Tim Bowen reveals a set of collocations that is equally dark, sinister and shocking!
Stories of secret affairs between celebrities often feature in the news. The celebrities’ names are often a closely-guarded secret (not told to anyone) for some time, reinforced by a legal injunction preventing the publication of their names. However, their identities are often an open secret (widely known), however, mainly thanks to social networking sites.
Secrets can also concern very personal matters, in which case they are innermost or intimate, as in ‘Our unconscious world has the power to reveal our innermost secrets’. Secrets may also involve bad or illegal behaviour, in which case they can be described as dark, dirty, guilty, shameful, shocking, sinister or sordid, as in ‘This has been the west’s dirty little secret ever since President Roosevelt’s time’.

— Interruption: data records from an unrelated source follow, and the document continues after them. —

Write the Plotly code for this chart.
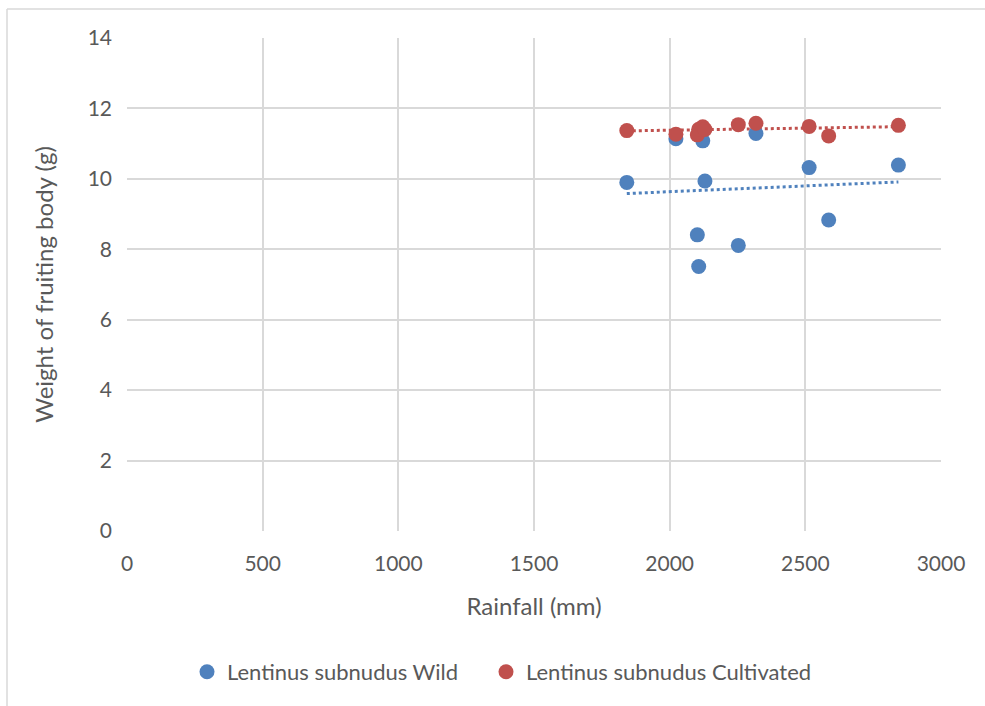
import numpy as np
import plotly.graph_objects as go

rain_wild = [1842, 2023, 2122, 2130, 2102, 2107, 2253, 2318, 2514, 2586, 2843]
wt_wild = [9.90, 11.14, 11.08, 9.94, 8.41, 7.51, 8.11, 11.29, 10.32, 8.83, 10.39]

rain_cult = [1842, 2023, 2102, 2107, 2122, 2130, 2253, 2318, 2514, 2586, 2843]
wt_cult = [11.37, 11.27, 11.25, 11.41, 11.48, 11.40, 11.54, 11.58, 11.49, 11.22, 11.52]

x_ticks = [0, 500, 1000, 1500, 2000, 2500, 3000]
y_ticks = [0, 2, 4, 6, 8, 10, 12, 14]

BLUE = "#4F81BD"
RED = "#C0504D"
FONT = "Lato"
GREY = "#595959"

fig = go.Figure()

def trend(xs, ys):
    m, b = np.polyfit(xs, ys, 1)
    xx = np.array([min(xs), max(xs)])
    return xx, m * xx + b

tx, ty = trend(rain_wild, wt_wild)
fig.add_trace(go.Scatter(x=tx, y=ty, mode="lines", showlegend=False, hoverinfo="skip",
                         line=dict(color=BLUE, width=3, dash="dot")))
tx, ty = trend(rain_cult, wt_cult)
fig.add_trace(go.Scatter(x=tx, y=ty, mode="lines", showlegend=False, hoverinfo="skip",
                         line=dict(color=RED, width=3, dash="dot")))

fig.add_trace(go.Scatter(x=rain_wild, y=wt_wild, mode="markers", name="Lentinus subnudus Wild",
                         marker=dict(color=BLUE, size=15), legend="legend"))
fig.add_trace(go.Scatter(x=rain_cult, y=wt_cult, mode="markers", name="Lentinus subnudus Cultivated",
                         marker=dict(color=RED, size=15), legend="legend2"))

leg_common = dict(orientation="h", xanchor="left", y=-0.286, yanchor="middle",
                  font=dict(size=22, color=GREY), itemwidth=30, bgcolor="rgba(0,0,0,0)")

fig.update_layout(
    width=985, height=706,
    margin=dict(l=127, r=44, t=38, b=175),
    paper_bgcolor="white", plot_bgcolor="white",
    font=dict(family=FONT, color=GREY, size=21),
    xaxis=dict(range=[0, 3000], tickvals=x_ticks, showgrid=True, gridcolor="#D9D9D9", gridwidth=1.5,
               zeroline=False, showline=False, ticks="", tickfont=dict(size=21, color=GREY),
               ticklabelstandoff=18,
               title=dict(text="Rainfall (mm)", font=dict(size=24, color=GREY), standoff=24)),
    yaxis=dict(range=[0, 14], tickvals=y_ticks, showgrid=True, gridcolor="#D9D9D9", gridwidth=1.5,
               zeroline=False, showline=False, ticks="", tickfont=dict(size=21, color=GREY),
               ticklabelstandoff=14,
               title=dict(text="Weight of fruiting body (g)", font=dict(size=24, color=GREY), standoff=27)),
    legend=dict(x=(187 - 127) / 814, **leg_common),
    legend2=dict(x=(486 - 127) / 814, **leg_common),
    showlegend=True,
)

# outer chart border (top and left edges visible)
fig.add_shape(type="line", xref="paper", yref="paper",
              x0=(7 - 127) / 814, x1=(990 - 127) / 814, y0=(531 - 9) / 493, y1=(531 - 9) / 493,
              line=dict(color="#D9D9D9", width=1.5))
fig.add_shape(type="line", xref="paper", yref="paper",
              x0=(7 - 127) / 814, x1=(7 - 127) / 814, y0=(531 - 9) / 493, y1=(531 - 710) / 493,
              line=dict(color="#D9D9D9", width=1.5))

fig.write_html("out.html")
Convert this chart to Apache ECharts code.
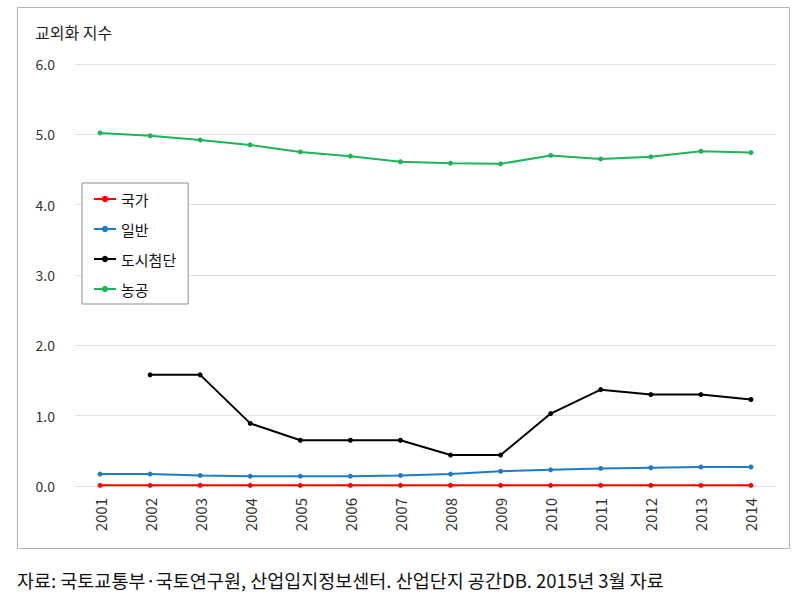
<!DOCTYPE html>
<html>
<head>
<meta charset="utf-8">
<style>
  html, body { margin: 0; padding: 0; background: #fff; }
  #chart { width: 804px; height: 612px; }
</style>
<script src="https://cdn.jsdelivr.net/npm/echarts@6/dist/echarts.min.js"></script>
</head>
<body>
<div id="chart"></div>
<script>
// 연도
var years = ['2001','2002','2003','2004','2005','2006','2007','2008','2009','2010','2011','2012','2013','2014'];
// 교외화 지수
var national = [0.01,0.01,0.01,0.01,0.01,0.01,0.01,0.01,0.01,0.01,0.01,0.01,0.01,0.01];
var general  = [0.17,0.17,0.15,0.14,0.14,0.14,0.15,0.17,0.21,0.23,0.25,0.26,0.27,0.27];
var urbanHT  = [null,1.58,1.58,0.89,0.65,0.65,0.65,0.44,0.44,1.03,1.37,1.30,1.30,1.23];
var agriInd  = [5.02,4.98,4.92,4.85,4.75,4.69,4.61,4.59,4.58,4.70,4.65,4.68,4.76,4.74];
var seriesNames = ['국가','일반','도시첨단','농공'];
var yTicks = { min: 0, max: 6, interval: 1 };
var sourceText = '자료: 국토교통부·국토연구원, 산업입지정보센터. 산업단지 공간DB. 2015년 3월 자료';

var font = '"Noto Sans CJK KR", "Noto Sans", sans-serif';

function makeLine(name, data, color) {
    return {
        name: name,
        type: 'line',
        data: data,
        symbol: 'circle',
        symbolSize: 5,
        lineStyle: { color: color, width: 2 },
        itemStyle: { color: color },
        connectNulls: false,
        animation: false
    };
}

var chart = echarts.init(document.getElementById('chart'), null, { renderer: 'svg' });

var option = {
    backgroundColor: '#fff',
    textStyle: { fontFamily: font },
    graphic: [
        {
            type: 'rect',
            shape: { x: 17.5, y: 7.5, width: 772, height: 541 },
            style: { fill: 'none', stroke: '#b4b4b4', lineWidth: 1 },
            z: -10
        },
        {
            type: 'text',
            left: 35,
            top: 24,
            style: { text: '교외화 지수', font: '16px ' + font, fill: '#222' }
        },
        {
            type: 'text',
            left: 17,
            top: 571,
            style: { text: sourceText, font: '18.5px ' + font, fill: '#111' }
        }
    ],
    legend: {
        orient: 'vertical',
        left: 82,
        top: 183,
        data: seriesNames,
        itemWidth: 22,
        itemHeight: 8,
        itemGap: 14,
        padding: [8, 12, 7, 11],
        borderColor: '#8c8c8c',
        borderWidth: 1,
        backgroundColor: '#fff',
        textStyle: { fontSize: 15, lineHeight: 16, color: '#111', fontFamily: font }
    },
    grid: { left: 75, right: 28, top: 64, bottom: 126 },
    xAxis: {
        type: 'category',
        data: years,
        boundaryGap: true,
        axisLine: { show: false },
        axisTick: { show: false },
        axisLabel: { rotate: 90, margin: 12, fontSize: 15, color: '#333', fontFamily: font }
    },
    yAxis: {
        type: 'value',
        min: yTicks.min,
        max: yTicks.max,
        interval: yTicks.interval,
        axisLine: { show: false },
        axisTick: { show: false },
        splitLine: { lineStyle: { color: '#e2e2e2', width: 1 } },
        axisLabel: {
            margin: 20,
            fontSize: 14,
            color: '#333',
            fontFamily: font,
            formatter: function (v) { return v.toFixed(1); }
        }
    },
    series: [
        makeLine(seriesNames[0], national, '#ff0000'),
        makeLine(seriesNames[1], general, '#1f7bc8'),
        makeLine(seriesNames[2], urbanHT, '#000000'),
        makeLine(seriesNames[3], agriInd, '#1fb35a')
    ]
};

chart.setOption(option);
window.addEventListener('resize', function () {
    chart.resize();
});
</script>
</body>
</html>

A number of verbs are used with secret. ’It was the Internet that revealed the celebrities’ secret’ and other verbs that can be used to mean ‘tell someone a secret’ include betray, disclose, divulge, leak and let slip. A secret can also be discovered, of course, and other verbs that can be used here include find out, learn, uncover, unearth and unlock, as in ‘While researching our family history, I unearthed a dark secret’. The celebrities attempted to bury their secret by using the courts to prevent their names being published in the newspapers. Other verbs that can be used in a similar way include conceal, guard, harbour, hide and keep, as in ‘For many years she harboured a guilty secret’.